Depois, a Princesa Isabel ilustrou a nota de 0,05 cruzeiros novos, lançada em 1967, com a unidade nacional no verso, a de 200 cruzeiros, que circulou de 1981 a 1987, com seu retrato inspirado em fotos pertencentes à coleção de D. Pedro Gastão e o painel reproduzindo a fotolitografia “Cuisine à la Roça”, de Victor Frond na parte de trás.
Cecília Meirelles, escritora e pintora, estampou a nota de 100 cruzados novos, entre 1989 a 1992, e 100 cruzeiros, de 1990 a 1992. À esquerda de seu retrato, havia um desenho de sua autoria, que se sobrepõem alguns versos manuscritos extraídos de seus “cânticos”. No reverso, esta uma gravura, que representa o universo da criança, suas fantasias e o momento da aprendizagem, e a reprodução de desenhos feitos pela escritora, representativos de seus estudos sobre folclore, músicas e danças populares.
A última mulher que esteve em um papel moeda brasileiro foi a efígie representado a figura da “baiana”, com torço e colares, tendo a esquerda painel onde figuram alguns de seus mais importantes balagandãs, os quais possuem diversos significados: romã e cacho de uvas (fecundidade); figa de madeira e dentes de animais (proteção); caju (abundância); peixe, cordeiro e pombas do Espírito Santo (elementos resultantes do sincretismo com o catolicismo).
No verso da nota de 50.000 cruzeiros reais, estava a cena de baiana, trajada com o requinte dos dias de grande festa, com o clássico tabuleiro, preparando o acarajé. Ao fundo se vê a Igreja do Bonfim, em Salvador, cenário de uma das mais famosas festas do sincretismo religiosos brasileiro: a Lavagem do Bonfim.

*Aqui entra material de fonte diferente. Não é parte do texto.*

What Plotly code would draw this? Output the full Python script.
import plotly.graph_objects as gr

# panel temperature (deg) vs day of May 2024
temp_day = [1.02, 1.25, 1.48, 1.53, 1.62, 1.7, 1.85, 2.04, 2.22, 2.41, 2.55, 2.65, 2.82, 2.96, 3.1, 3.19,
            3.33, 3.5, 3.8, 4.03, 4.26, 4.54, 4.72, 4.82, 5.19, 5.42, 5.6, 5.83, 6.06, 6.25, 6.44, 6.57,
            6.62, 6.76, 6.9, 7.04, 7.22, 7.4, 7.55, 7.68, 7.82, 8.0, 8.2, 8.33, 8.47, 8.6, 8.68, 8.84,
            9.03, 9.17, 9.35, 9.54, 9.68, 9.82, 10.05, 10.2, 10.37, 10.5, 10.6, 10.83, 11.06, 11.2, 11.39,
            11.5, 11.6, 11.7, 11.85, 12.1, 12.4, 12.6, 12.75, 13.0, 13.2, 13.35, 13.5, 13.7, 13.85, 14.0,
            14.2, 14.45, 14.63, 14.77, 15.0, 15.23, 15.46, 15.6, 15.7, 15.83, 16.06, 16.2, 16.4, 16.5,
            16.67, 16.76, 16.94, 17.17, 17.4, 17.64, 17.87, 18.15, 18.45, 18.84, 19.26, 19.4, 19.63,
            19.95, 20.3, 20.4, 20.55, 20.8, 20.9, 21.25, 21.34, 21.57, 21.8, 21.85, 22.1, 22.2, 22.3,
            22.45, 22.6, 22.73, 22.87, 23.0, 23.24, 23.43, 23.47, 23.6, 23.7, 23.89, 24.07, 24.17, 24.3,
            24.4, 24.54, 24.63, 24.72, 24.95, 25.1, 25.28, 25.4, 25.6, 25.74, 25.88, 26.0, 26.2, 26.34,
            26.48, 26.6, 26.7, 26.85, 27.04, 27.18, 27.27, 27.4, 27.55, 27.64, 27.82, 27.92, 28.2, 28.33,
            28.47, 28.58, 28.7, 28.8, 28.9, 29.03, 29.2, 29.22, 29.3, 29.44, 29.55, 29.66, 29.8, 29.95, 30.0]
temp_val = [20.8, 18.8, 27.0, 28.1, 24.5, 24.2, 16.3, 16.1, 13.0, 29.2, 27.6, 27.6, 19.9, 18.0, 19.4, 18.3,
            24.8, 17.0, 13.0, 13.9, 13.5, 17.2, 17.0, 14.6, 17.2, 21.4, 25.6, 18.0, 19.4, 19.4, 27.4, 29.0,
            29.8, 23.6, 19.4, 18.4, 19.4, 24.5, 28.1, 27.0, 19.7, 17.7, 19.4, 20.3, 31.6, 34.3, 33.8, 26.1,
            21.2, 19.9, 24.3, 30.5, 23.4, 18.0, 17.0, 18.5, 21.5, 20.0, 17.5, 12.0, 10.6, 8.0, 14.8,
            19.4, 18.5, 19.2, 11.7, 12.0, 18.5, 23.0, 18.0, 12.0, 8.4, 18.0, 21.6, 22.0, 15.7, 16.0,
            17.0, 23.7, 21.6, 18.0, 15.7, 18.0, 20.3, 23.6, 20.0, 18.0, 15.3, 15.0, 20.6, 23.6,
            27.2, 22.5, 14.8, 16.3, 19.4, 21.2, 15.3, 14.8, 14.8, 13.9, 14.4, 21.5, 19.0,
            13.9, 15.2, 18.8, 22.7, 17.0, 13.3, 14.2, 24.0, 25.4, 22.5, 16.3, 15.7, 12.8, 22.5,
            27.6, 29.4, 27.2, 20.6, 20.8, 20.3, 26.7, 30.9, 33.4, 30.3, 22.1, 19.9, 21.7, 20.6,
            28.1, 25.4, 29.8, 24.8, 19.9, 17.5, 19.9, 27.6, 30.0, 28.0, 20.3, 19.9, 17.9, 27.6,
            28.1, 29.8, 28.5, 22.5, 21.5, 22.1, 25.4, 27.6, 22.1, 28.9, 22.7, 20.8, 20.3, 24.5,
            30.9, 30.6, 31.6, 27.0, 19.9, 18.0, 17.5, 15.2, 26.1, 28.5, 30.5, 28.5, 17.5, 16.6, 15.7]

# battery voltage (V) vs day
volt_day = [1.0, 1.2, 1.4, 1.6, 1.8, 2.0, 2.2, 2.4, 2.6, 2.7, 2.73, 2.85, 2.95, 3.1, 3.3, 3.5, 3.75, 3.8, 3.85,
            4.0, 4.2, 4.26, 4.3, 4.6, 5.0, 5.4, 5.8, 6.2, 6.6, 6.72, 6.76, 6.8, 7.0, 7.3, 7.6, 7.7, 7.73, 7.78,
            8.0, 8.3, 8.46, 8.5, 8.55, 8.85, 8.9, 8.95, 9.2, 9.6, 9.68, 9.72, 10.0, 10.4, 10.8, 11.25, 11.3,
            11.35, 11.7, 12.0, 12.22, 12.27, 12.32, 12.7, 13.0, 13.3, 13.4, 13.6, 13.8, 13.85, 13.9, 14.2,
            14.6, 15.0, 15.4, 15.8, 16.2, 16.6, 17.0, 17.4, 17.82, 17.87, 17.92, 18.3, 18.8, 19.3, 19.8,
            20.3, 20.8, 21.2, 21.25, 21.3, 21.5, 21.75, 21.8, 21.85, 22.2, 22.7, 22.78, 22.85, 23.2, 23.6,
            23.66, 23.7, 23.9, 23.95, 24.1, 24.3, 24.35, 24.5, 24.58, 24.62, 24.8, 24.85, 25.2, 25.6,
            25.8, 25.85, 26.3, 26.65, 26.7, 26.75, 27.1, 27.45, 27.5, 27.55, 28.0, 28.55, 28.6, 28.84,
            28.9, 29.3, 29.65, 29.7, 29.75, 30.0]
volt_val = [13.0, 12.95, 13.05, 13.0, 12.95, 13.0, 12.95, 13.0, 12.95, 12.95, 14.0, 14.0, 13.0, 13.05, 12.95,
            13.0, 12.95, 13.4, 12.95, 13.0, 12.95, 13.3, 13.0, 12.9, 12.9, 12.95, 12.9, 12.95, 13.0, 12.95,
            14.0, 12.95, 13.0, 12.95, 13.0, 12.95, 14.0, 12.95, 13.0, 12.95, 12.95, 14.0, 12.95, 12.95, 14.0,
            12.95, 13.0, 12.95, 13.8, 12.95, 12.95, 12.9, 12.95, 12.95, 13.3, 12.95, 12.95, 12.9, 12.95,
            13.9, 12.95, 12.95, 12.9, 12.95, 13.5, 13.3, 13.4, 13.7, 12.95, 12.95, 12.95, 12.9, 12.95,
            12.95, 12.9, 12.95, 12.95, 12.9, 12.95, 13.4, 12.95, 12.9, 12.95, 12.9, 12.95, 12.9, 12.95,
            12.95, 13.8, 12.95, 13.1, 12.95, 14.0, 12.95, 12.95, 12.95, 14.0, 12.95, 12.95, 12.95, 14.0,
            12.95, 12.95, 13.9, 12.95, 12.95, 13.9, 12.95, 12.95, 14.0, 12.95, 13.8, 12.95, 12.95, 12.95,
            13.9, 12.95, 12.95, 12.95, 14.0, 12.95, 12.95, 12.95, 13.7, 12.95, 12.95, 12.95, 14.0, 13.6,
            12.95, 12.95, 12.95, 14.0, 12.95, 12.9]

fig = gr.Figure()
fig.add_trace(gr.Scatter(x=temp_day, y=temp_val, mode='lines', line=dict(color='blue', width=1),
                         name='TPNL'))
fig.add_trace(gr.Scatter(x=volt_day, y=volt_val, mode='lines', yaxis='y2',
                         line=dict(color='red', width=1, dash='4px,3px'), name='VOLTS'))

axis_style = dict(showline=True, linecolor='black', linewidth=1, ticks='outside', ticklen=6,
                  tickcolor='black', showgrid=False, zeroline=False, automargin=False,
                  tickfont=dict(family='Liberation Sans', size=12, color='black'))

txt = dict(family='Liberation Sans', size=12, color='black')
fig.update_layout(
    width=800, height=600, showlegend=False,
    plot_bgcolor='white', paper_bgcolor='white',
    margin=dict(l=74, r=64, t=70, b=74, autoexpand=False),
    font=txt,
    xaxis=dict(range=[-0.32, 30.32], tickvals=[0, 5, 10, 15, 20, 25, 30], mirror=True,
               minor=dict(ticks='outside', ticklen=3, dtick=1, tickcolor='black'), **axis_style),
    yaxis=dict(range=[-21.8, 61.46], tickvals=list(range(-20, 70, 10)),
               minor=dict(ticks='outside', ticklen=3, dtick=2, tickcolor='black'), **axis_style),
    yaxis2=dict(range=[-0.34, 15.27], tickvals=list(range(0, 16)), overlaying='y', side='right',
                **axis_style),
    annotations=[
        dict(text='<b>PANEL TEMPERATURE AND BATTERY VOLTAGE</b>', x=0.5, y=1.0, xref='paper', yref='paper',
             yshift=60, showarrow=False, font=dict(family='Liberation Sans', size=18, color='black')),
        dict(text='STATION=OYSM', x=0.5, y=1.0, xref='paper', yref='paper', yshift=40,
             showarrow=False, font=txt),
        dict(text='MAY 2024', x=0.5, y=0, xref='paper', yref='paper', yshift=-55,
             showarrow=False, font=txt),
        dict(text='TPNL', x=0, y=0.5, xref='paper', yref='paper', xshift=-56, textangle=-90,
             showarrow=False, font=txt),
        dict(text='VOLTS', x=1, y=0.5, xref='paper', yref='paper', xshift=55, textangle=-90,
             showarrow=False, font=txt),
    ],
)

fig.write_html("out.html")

O uso dessa cédula durou apenas seis meses, de março a setembro de 1994.
É difícil dizer se um dia personalidades voltarão a serem retratados nas moedas do país, mas sem dúvida, devesse considerar diversas outras mulheres que foram de grande valia para o país, como Dandara, Chica da Silva, Maria Quitéria, Anita Garibaldi, Chiquinha Gonzaga, Tarsila do Amaral, Enedina Alves Marques, Clarice Lispector, Cora Coralina, Raquel de Queiroz e mais diversas outras cuja as histórias não pode ser apagadas.